Goodie bags filled with Dollar-store junk irk Amy Hussey, a Tenino mom of two. “Keep it consumable so it doesn’t add to the clutter,” she says. Or skip goodie bags entirely — most families won’t miss them.
If you just cannot bear to abandon giveaways, consider a copy of the birthday child’s favorite book, a packet of seeds or a bulb to plant, a single can of Play-Doh, crayons and a small notepad, or a take-home craft kit. A party favor that fosters family time or quiet play after the excitement of a party will be welcomed by guests’ parents.
4. Keep it real.
A top parental pet peeve: supersize (or super spendy) soirees that make your casual neighborhood cupcake-and-juice fête look ho-hum by comparison. “I’m tired of over-the-top parties that make my kiddos wonder why we don’t spend $5,000 on their birthday,” says Lynne Williams, an Eagle, Idaho, mom of three. “We went to one a few years ago that had two bouncy houses, hired entertainment, catered food, a full bar, craft projects ... all for a 3-year-old.”

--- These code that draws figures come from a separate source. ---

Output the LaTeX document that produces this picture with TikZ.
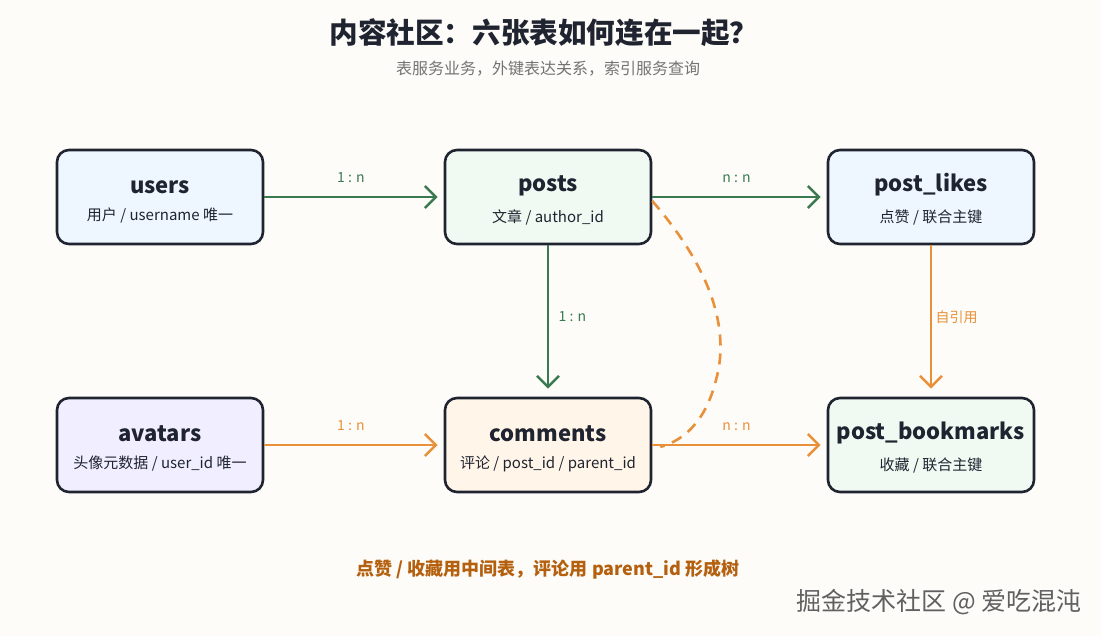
\documentclass[tikz,border=0pt]{standalone}
\usepackage{fontspec}
\setmainfont{Noto Sans CJK SC}
\usepackage{xcolor}
\usepackage{tikz}
\usetikzlibrary{arrows.meta}
\definecolor{bgpaper}{HTML}{FDFCF9}
\definecolor{inkdark}{HTML}{1F2430}
\definecolor{linkgreen}{HTML}{3B7A50}
\definecolor{linkorange}{HTML}{E8913A}
\definecolor{notebrown}{HTML}{B4600E}
\definecolor{fillusers}{HTML}{EEF7FF}
\definecolor{fillposts}{HTML}{F0FAF3}
\definecolor{filllikes}{HTML}{EEF6FF}
\definecolor{fillavatars}{HTML}{F1EFFF}
\definecolor{fillcomments}{HTML}{FFF5E8}
\definecolor{fillbookmarks}{HTML}{F0FAF2}
\tikzstyle{tablebox} = [rectangle, rounded corners=12pt,
minimum width=206pt,
minimum height=94pt,
line width=2.6pt,
draw=inkdark,
align=center,
text=inkdark]
\tikzstyle{relgreen} = [line width=2.6pt, draw=linkgreen, -{Straight Barb[length=11pt,width=22pt,line width=2.6pt]}]
\tikzstyle{relorange} = [line width=2.6pt, draw=linkorange, -{Straight Barb[length=11pt,width=22pt,line width=2.6pt]}]
\tikzstyle{rellabel} = [font=\fontsize{14}{16}\selectfont]
\newcommand{\tabletitle}[1]{{\fontsize{22}{26}\selectfont\bfseries\rule{0pt}{23pt}#1}\\[13pt]}
\newcommand{\tablenote}[1]{{\fontsize{15}{18}\selectfont #1}}

\begin{document}
\begin{tikzpicture}[x=1pt, y=1pt, node distance=386pt]
\fill[bgpaper] (0,0) rectangle (1101,-636);
\useasboundingbox (0,0) rectangle (1101,-636);

% heading
\node (title) at (544,-33) [text=inkdark, font=\fontsize{28.6}{34}\selectfont\bfseries] {内容社区：六张表如何连在一起？};
\node (subtitle) at (548,-69) [text=gray!90!black, font=\fontsize{16}{19}\selectfont] {表服务业务，外键表达关系，索引服务查询};

% tables
\node (users) at (160,-197) [tablebox, fill=fillusers] {\tabletitle{users}\tablenote{用户 / username 唯一}};
\node (posts) [tablebox, right of=users, xshift=2pt, fill=fillposts] {\tabletitle{posts}\tablenote{文章 / author\_id}};
\node (likes) [tablebox, right of=posts, xshift=-3pt, fill=filllikes] {\tabletitle{post\_likes}\tablenote{点赞 / 联合主键}};
\node (avatars) [tablebox, below of=users, node distance=248pt, fill=fillavatars] {\tabletitle{avatars}\tablenote{头像元数据 / user\_id 唯一}};
\node (comments) [tablebox, below of=posts, node distance=248pt, fill=fillcomments] {\tabletitle{comments}\tablenote{评论 / post\_id / parent\_id}};
\node (bookmarks) [tablebox, below of=likes, node distance=248pt, fill=fillbookmarks] {\tabletitle{post\_bookmarks}\tablenote{收藏 / 联合主键}};

% relations
\draw [relgreen] (users.east) -- node[rellabel, text=linkgreen, above=10pt] {1 : n} ([xshift=-6pt]posts.west);
\draw [relgreen] (posts.east) -- node[rellabel, text=linkgreen, above=10pt] {n : n} ([xshift=-6pt]likes.west);
\draw [relgreen] (posts.south) -- node[rellabel, text=linkgreen, right=6pt] {1 : n} ([yshift=8pt]comments.north);
\draw [relorange] (likes.south) -- node[rellabel, text=linkorange, right=0pt] {自引用} ([yshift=8pt]bookmarks.north);
\draw [relorange] (avatars.east) -- node[rellabel, text=linkorange, above=10pt] {1 : n} ([xshift=-6pt]comments.west);
\draw [relorange] (comments.east) -- node[rellabel, text=linkorange, above=10pt] {n : n} ([xshift=-6pt]bookmarks.west);
\draw [line width=2.6pt, draw=linkorange, dash pattern=on 11pt off 8pt] ([yshift=-4pt]posts.east) .. controls (712,-270) and (730,-330) .. (716,-380) .. controls (706,-420) and (685,-440) .. ([xshift=8pt,yshift=-2pt]comments.east);

% footer
\node (note) at (548,-570) [text=notebrown, font=\fontsize{18}{21}\selectfont\bfseries] {点赞 / 收藏用中间表，评论用 parent\_id 形成树};
\node (mark) at (939,-602) [text=gray!75!black, font=\fontsize{25}{29}\selectfont] {掘金技术社区 @ 爱吃混沌};

\end{tikzpicture}
\end{document}
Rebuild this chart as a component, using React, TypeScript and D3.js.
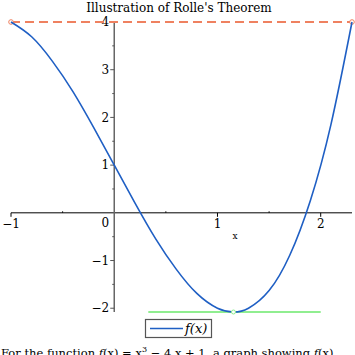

While the size of the budget and guest list are personal preferences, you can skip some stress (and save some green) by focusing on party details your child will notice and remember. And consider this: It will be hard to impress a teenager who’s been given mega-parties since babyhood. One way to dial down the crazy is to only include activities and entertainment that can reasonably fit into a 90-minute party — roughly the party attention span of a kindergartner — with enough scheduled time for cake and relaxed socializing. That means you don’t need the bounce house, band, backyard water slide, pizza-making station and petting zoo. One or two “main event” activities, with a quieter option such as crafting or coloring for overstimulated kiddos, is festive without feeling forced.
Scale back on decorations, too, says Yin Chang, a mom of two and co-owner of L3 Academy, a Montclair, New Jersey, learning center that hosts STEM birthday parties. “Kids either completely ignore decorations or they look at them for five seconds.”
5. Make it a party for everyone.
Parents of children with restricted diets often assume that party food will be off-limits to their child and may bring their own; if party fare will be allergen-free, let parents know on the invitation. Ask parents of children with special needs how you can make their child more comfortable. Party locales that tend to be accessible for guests with mobility limitations include children’s museums, bookstores (some have party rooms or meeting rooms), libraries, craft stores, and accessible parks and playgrounds.
6. Keep it fair.
The fairest approach is to invite your kid’s entire class. But if that proves too costly or overwhelming, you can keep it a little more intimate and invite a small group of your kid's close friends, say 20 percent of the class. Whatever you do, do not invite a large group and exclude one or two kids from the class. Try and keep it as fair as possible.
Most classroom teachers prefer not to have party invitations distributed at school, especially when and if not every child in the class is invited. Some schools even have policies about this. There are many ways to circulate invites ― prevent hurt feelings and distractions from learning by avoiding classroom distribution.